You can, if you like, serve fresh cream with this soufflé, which, although not a large one, should be enough for four.
SOUFFLÉ AU CHOCOLAT
CHOCOLATE SOUFFLÉ
A chocolate soufflé is made on a somewhat different system from other soufflés, the melted chocolate itself being so thick that no other basic mixture is required. Also it cooks very quickly and equally quickly becomes dry, so careful timing is necessary, for to be good a chocolate soufflé must be creamy in the middle.
Melt 4 oz. of bitter chocolate in the oven with 2 or 3 tablespoons of water, rum or brandy. Stir it smooth, add 2 tablespoons of sugar and the very well beaten yolks of 4 eggs, then fold in the beaten whites of 6. Turn into a 2-pint buttered soufflé dish and cook with the dish standing on a baking sheet in a preheated hot oven, Gas No. 6, 400 deg. F., for approximately 18 minutes. Enough for four people.
This is a soufflé which is improved by fresh cream served separately.

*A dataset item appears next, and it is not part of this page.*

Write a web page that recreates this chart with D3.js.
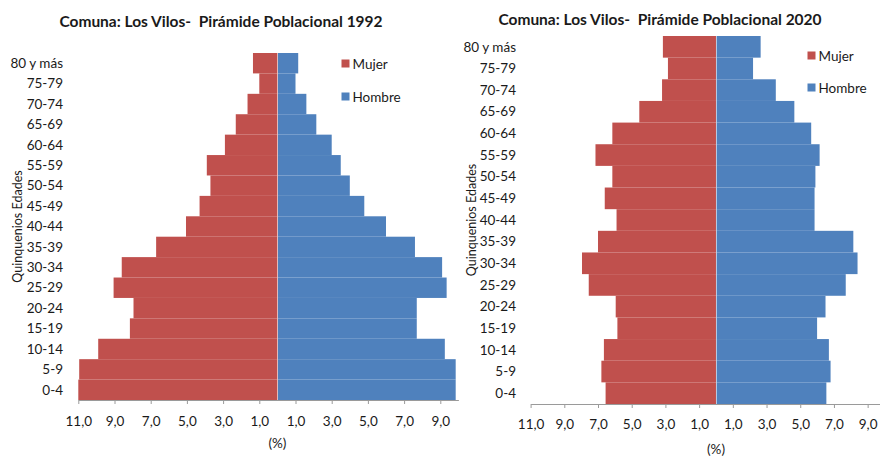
<!DOCTYPE html>
<html>
<head>
<meta charset="utf-8">
<script src="https://cdn.jsdelivr.net/npm/d3@7"></script>
<style>
  html, body { margin: 0; padding: 0; background: #fff; }
  svg { display: block; }
  text { font-family: Lato, "Open Sans", sans-serif; fill: #1a1a1a; }
</style>
</head>
<body>
<svg id="chart" width="880" height="457"></svg>
<script>
// ---- Data ----
const categories = ["0-4","5-9","10-14","15-19","20-24","25-29","30-34","35-39","40-44",
                    "45-49","50-54","55-59","60-64","65-69","70-74","75-79","80 y más"];
const mujer1992  = [11.0,10.95,9.9,8.15,7.95,9.05,8.6,6.7,5.05,4.3,3.7,3.9,2.9,2.3,1.65,1.0,1.35];
const hombre1992 = [9.85,9.85,9.25,7.7,7.7,9.35,9.1,7.6,6.0,4.8,4.0,3.5,3.0,2.15,1.6,1.0,1.15];
const mujer2020  = [6.55,6.8,6.65,5.85,5.95,7.55,7.95,7.0,5.9,6.6,6.15,7.15,6.15,4.55,3.2,2.85,3.15];
const hombre2020 = [6.55,6.8,6.7,6.0,6.5,7.7,8.4,8.15,5.85,5.85,5.9,6.15,5.65,4.65,3.55,2.2,2.65];
const tickValues = [-11,-9,-7,-5,-3,-1,1,3,5,7,9];
const seriesNames = ["Mujer","Hombre"];
const titles = ["Comuna: Los Vilos-  Pirámide Poblacional 1992",
                "Comuna: Los Vilos-  Pirámide Poblacional 2020"];
const xLabel = "(%)";
const yLabel = "Quinquenios Edades";

const colors = { Mujer: "#C0504D", Hombre: "#4F81BD" };
const svg = d3.select("#chart");
const fmt = v => d3.format(".1f")(Math.abs(v)).replace(".", ",");

function pyramid(cfg) {
  const g = svg.append("g");
  const x = d3.scaleLinear().domain([-11, 10]).range([cfg.x0, cfg.x1]);
  const y = d3.scaleBand().domain(categories.slice().reverse()).range([cfg.top, cfg.bottom]).padding(0);

  // bars
  g.selectAll(".m").data(categories).join("rect")
    .attr("x", (d,i) => x(-cfg.mujer[i]))
    .attr("y", d => y(d))
    .attr("width", (d,i) => x(0) - x(-cfg.mujer[i]))
    .attr("height", y.bandwidth())
    .attr("fill", colors.Mujer);
  g.selectAll(".h").data(categories).join("rect")
    .attr("x", x(0) + 0.6)
    .attr("y", d => y(d))
    .attr("width", (d,i) => x(cfg.hombre[i]) - x(0) - 0.6)
    .attr("height", y.bandwidth())
    .attr("fill", colors.Hombre);

  // x axis
  const ax = g.append("g").attr("transform", `translate(0,${cfg.bottom})`)
    .call(d3.axisBottom(x).tickValues(tickValues).tickFormat(fmt).tickSize(4).tickSizeOuter(0));
  ax.select(".domain").attr("stroke", "#9a9a9a");
  ax.selectAll(".tick line").attr("stroke", "#9a9a9a");
  ax.selectAll(".tick text").attr("font-size", cfg.tickFont).attr("y", cfg.tickY).attr("dy", "0.35em")
    .attr("fill", "#1a1a1a").attr("font-family", "Lato, sans-serif");

  // category labels
  g.selectAll(".cl").data(categories).join("text")
    .attr("x", cfg.labelX)
    .attr("y", d => y(d) + y.bandwidth()/2)
    .attr("dy", "0.35em")
    .attr("text-anchor", "end")
    .attr("font-size", cfg.catFont)
    .text(d => d);

  // title
  g.append("text").attr("x", cfg.titleX).attr("y", cfg.titleY)
    .attr("text-anchor", "middle").attr("font-size", 15.5).attr("font-weight", "bold")
    .style("white-space", "pre")
    .text(cfg.title);

  // x label
  g.append("text").attr("x", x(0)).attr("y", cfg.xLabelY)
    .attr("text-anchor", "middle").attr("font-size", 13.5).text(xLabel);

  // y label
  g.append("text")
    .attr("transform", `translate(${cfg.yLabelX},${(cfg.top+cfg.bottom)/2}) rotate(-90)`)
    .attr("text-anchor", "middle").attr("font-size", 12.5).text(yLabel);

  // legend
  seriesNames.forEach((s, i) => {
    const ly = cfg.legY[i];
    g.append("rect").attr("x", cfg.legX).attr("y", ly - 4.5).attr("width", 8).attr("height", 8)
      .attr("fill", colors[s]);
    g.append("text").attr("x", cfg.legX + 11).attr("y", ly).attr("dy", "0.35em")
      .attr("font-size", 13.5).text(s);
  });
}

pyramid({
  x0: 78.3, x1: 458.4, top: 53, bottom: 400,
  mujer: mujer1992, hombre: hombre1992,
  labelX: 63, catFont: 13.5, tickFont: 13.5, tickY: 21,
  title: titles[0], titleX: 221, titleY: 27,
  xLabelY: 448, yLabelX: 22,
  legX: 341.5, legY: [64, 97]
});
pyramid({
  x0: 530.6, x1: 884.5, top: 36, bottom: 404,
  mujer: mujer2020, hombre: hombre2020,
  labelX: 516, catFont: 13.5, tickFont: 13.5, tickY: 20,
  title: titles[1], titleX: 660, titleY: 25,
  xLabelY: 454, yLabelX: 476,
  legX: 807.5, legY: [56, 88]
});
</script>
</body>
</html>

TARTES AUX FRUITS A L’ALSACIENNE
OPEN FRUIT TARTS IN THE ALSATIAN WAY
Flat, open fruit tarts are made with the same pastries as for the onion tart, the cheese tart and the
quiches
on pages 205-7, with a little sugar worked in with the dough. The fruit, sweet apples, quetsch or mirabelle plums or any suitable fruit in season, is first partly cooked with a little sugar and water. If apples are being used peel and slice them into thin, even-sized pieces; if plums or apricots, cut them in half and stone them. For an 8-inch tart tin allow 1
to 2 lb. of fruit, original weight, of any of these fruit.